◆ **PROBLEM DETAILS**
Without the pictures, set down every line of the data exactly.

◆ **AVAILABLE DATA**
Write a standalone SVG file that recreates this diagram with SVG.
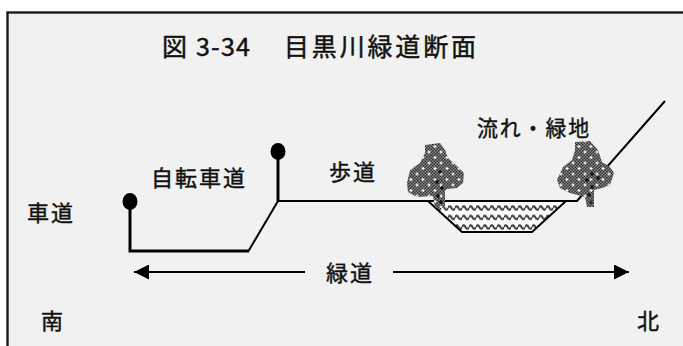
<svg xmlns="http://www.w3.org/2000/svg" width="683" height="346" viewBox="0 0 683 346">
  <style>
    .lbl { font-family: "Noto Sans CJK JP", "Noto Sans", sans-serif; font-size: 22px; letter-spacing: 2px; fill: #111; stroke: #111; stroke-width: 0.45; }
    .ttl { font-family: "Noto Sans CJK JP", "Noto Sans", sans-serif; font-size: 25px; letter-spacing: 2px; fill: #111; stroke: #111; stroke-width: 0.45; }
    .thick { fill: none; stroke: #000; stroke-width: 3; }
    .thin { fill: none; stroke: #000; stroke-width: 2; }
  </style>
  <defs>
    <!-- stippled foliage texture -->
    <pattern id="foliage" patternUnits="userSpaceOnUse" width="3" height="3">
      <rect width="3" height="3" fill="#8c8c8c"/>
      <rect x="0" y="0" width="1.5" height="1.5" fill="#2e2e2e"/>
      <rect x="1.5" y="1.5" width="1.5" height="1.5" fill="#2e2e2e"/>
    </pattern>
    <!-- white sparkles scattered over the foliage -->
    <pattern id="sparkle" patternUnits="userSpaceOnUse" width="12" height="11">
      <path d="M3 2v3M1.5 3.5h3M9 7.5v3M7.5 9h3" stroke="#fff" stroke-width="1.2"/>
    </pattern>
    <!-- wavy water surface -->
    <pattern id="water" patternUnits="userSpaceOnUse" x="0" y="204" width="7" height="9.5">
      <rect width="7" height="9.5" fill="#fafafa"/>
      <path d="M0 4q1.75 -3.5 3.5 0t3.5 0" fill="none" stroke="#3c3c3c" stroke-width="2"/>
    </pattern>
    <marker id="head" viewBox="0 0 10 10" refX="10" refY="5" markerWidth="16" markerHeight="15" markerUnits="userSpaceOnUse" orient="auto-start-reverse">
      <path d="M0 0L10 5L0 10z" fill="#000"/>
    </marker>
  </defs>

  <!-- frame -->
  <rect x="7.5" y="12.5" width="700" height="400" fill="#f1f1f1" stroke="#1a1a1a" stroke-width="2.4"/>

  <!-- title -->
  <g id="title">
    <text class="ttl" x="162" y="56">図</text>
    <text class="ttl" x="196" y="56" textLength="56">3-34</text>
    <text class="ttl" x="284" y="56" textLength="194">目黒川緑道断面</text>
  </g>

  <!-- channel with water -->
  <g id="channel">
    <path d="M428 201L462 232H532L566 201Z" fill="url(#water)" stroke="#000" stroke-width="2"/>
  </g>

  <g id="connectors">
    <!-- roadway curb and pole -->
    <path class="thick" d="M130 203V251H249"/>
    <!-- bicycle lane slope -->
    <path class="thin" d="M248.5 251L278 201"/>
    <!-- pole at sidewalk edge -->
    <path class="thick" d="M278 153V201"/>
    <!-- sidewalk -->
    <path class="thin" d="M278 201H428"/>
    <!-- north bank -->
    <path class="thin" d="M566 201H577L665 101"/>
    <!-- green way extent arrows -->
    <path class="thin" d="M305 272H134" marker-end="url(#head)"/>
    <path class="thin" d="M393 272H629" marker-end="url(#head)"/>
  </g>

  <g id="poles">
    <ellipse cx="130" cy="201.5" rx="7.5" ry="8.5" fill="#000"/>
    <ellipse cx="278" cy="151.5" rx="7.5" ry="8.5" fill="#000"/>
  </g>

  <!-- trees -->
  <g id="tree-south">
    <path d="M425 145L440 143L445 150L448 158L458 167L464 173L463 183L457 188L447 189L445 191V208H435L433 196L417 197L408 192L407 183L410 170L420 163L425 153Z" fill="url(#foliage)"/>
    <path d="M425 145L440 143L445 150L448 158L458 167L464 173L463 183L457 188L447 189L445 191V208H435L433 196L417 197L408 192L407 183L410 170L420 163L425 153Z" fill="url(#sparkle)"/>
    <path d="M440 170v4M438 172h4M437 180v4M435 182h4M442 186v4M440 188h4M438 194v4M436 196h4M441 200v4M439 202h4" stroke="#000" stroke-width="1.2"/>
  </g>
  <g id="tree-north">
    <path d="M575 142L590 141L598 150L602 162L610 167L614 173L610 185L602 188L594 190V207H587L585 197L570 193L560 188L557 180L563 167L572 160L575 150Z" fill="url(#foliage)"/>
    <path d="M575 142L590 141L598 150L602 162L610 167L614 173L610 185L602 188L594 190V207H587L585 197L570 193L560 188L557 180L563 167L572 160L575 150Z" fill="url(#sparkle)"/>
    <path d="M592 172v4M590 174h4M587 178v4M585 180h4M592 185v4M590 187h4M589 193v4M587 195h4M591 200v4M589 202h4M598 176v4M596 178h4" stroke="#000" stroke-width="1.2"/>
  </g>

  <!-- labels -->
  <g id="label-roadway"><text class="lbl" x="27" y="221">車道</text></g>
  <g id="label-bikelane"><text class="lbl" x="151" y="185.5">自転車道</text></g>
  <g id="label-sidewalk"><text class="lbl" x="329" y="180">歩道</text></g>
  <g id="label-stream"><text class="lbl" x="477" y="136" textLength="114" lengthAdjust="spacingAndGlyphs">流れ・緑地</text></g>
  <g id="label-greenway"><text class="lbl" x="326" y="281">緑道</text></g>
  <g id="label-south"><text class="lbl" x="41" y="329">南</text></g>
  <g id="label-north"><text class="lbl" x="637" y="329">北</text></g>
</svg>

◆ **ANSWER FOR THE TASK**
Write a standalone SVG file that recreates this diagram with SVG.
<svg xmlns="http://www.w3.org/2000/svg" width="683" height="346" viewBox="0 0 683 346">
  <style>
    .lbl { font-family: "Noto Sans CJK JP", "Noto Sans", sans-serif; font-size: 22px; letter-spacing: 2px; fill: #111; stroke: #111; stroke-width: 0.45; }
    .ttl { font-family: "Noto Sans CJK JP", "Noto Sans", sans-serif; font-size: 25px; letter-spacing: 2px; fill: #111; stroke: #111; stroke-width: 0.45; }
    .thick { fill: none; stroke: #000; stroke-width: 3; }
    .thin { fill: none; stroke: #000; stroke-width: 2; }
  </style>
  <defs>
    <!-- stippled foliage texture -->
    <pattern id="foliage" patternUnits="userSpaceOnUse" width="3" height="3">
      <rect width="3" height="3" fill="#8c8c8c"/>
      <rect x="0" y="0" width="1.5" height="1.5" fill="#2e2e2e"/>
      <rect x="1.5" y="1.5" width="1.5" height="1.5" fill="#2e2e2e"/>
    </pattern>
    <!-- white sparkles scattered over the foliage -->
    <pattern id="sparkle" patternUnits="userSpaceOnUse" width="12" height="11">
      <path d="M3 2v3M1.5 3.5h3M9 7.5v3M7.5 9h3" stroke="#fff" stroke-width="1.2"/>
    </pattern>
    <!-- wavy water surface -->
    <pattern id="water" patternUnits="userSpaceOnUse" x="0" y="204" width="7" height="9.5">
      <rect width="7" height="9.5" fill="#fafafa"/>
      <path d="M0 4q1.75 -3.5 3.5 0t3.5 0" fill="none" stroke="#3c3c3c" stroke-width="2"/>
    </pattern>
    <marker id="head" viewBox="0 0 10 10" refX="10" refY="5" markerWidth="16" markerHeight="15" markerUnits="userSpaceOnUse" orient="auto-start-reverse">
      <path d="M0 0L10 5L0 10z" fill="#000"/>
    </marker>
  </defs>

  <!-- frame -->
  <rect x="7.5" y="12.5" width="700" height="400" fill="#f1f1f1" stroke="#1a1a1a" stroke-width="2.4"/>

  <!-- title -->
  <g id="title">
    <text class="ttl" x="162" y="56">図</text>
    <text class="ttl" x="196" y="56" textLength="56">3-34</text>
    <text class="ttl" x="284" y="56" textLength="194">目黒川緑道断面</text>
  </g>

  <!-- channel with water -->
  <g id="channel">
    <path d="M428 201L462 232H532L566 201Z" fill="url(#water)" stroke="#000" stroke-width="2"/>
  </g>

  <g id="connectors">
    <!-- roadway curb and pole -->
    <path class="thick" d="M130 203V251H249"/>
    <!-- bicycle lane slope -->
    <path class="thin" d="M248.5 251L278 201"/>
    <!-- pole at sidewalk edge -->
    <path class="thick" d="M278 153V201"/>
    <!-- sidewalk -->
    <path class="thin" d="M278 201H428"/>
    <!-- north bank -->
    <path class="thin" d="M566 201H577L665 101"/>
    <!-- green way extent arrows -->
    <path class="thin" d="M305 272H134" marker-end="url(#head)"/>
    <path class="thin" d="M393 272H629" marker-end="url(#head)"/>
  </g>

  <g id="poles">
    <ellipse cx="130" cy="201.5" rx="7.5" ry="8.5" fill="#000"/>
    <ellipse cx="278" cy="151.5" rx="7.5" ry="8.5" fill="#000"/>
  </g>

  <!-- trees -->
  <g id="tree-south">
    <path d="M425 145L440 143L445 150L448 158L458 167L464 173L463 183L457 188L447 189L445 191V208H435L433 196L417 197L408 192L407 183L410 170L420 163L425 153Z" fill="url(#foliage)"/>
    <path d="M425 145L440 143L445 150L448 158L458 167L464 173L463 183L457 188L447 189L445 191V208H435L433 196L417 197L408 192L407 183L410 170L420 163L425 153Z" fill="url(#sparkle)"/>
    <path d="M440 170v4M438 172h4M437 180v4M435 182h4M442 186v4M440 188h4M438 194v4M436 196h4M441 200v4M439 202h4" stroke="#000" stroke-width="1.2"/>
  </g>
  <g id="tree-north">
    <path d="M575 142L590 141L598 150L602 162L610 167L614 173L610 185L602 188L594 190V207H587L585 197L570 193L560 188L557 180L563 167L572 160L575 150Z" fill="url(#foliage)"/>
    <path d="M575 142L590 141L598 150L602 162L610 167L614 173L610 185L602 188L594 190V207H587L585 197L570 193L560 188L557 180L563 167L572 160L575 150Z" fill="url(#sparkle)"/>
    <path d="M592 172v4M590 174h4M587 178v4M585 180h4M592 185v4M590 187h4M589 193v4M587 195h4M591 200v4M589 202h4M598 176v4M596 178h4" stroke="#000" stroke-width="1.2"/>
  </g>

  <!-- labels -->
  <g id="label-roadway"><text class="lbl" x="27" y="221">車道</text></g>
  <g id="label-bikelane"><text class="lbl" x="151" y="185.5">自転車道</text></g>
  <g id="label-sidewalk"><text class="lbl" x="329" y="180">歩道</text></g>
  <g id="label-stream"><text class="lbl" x="477" y="136" textLength="114" lengthAdjust="spacingAndGlyphs">流れ・緑地</text></g>
  <g id="label-greenway"><text class="lbl" x="326" y="281">緑道</text></g>
  <g id="label-south"><text class="lbl" x="41" y="329">南</text></g>
  <g id="label-north"><text class="lbl" x="637" y="329">北</text></g>
</svg>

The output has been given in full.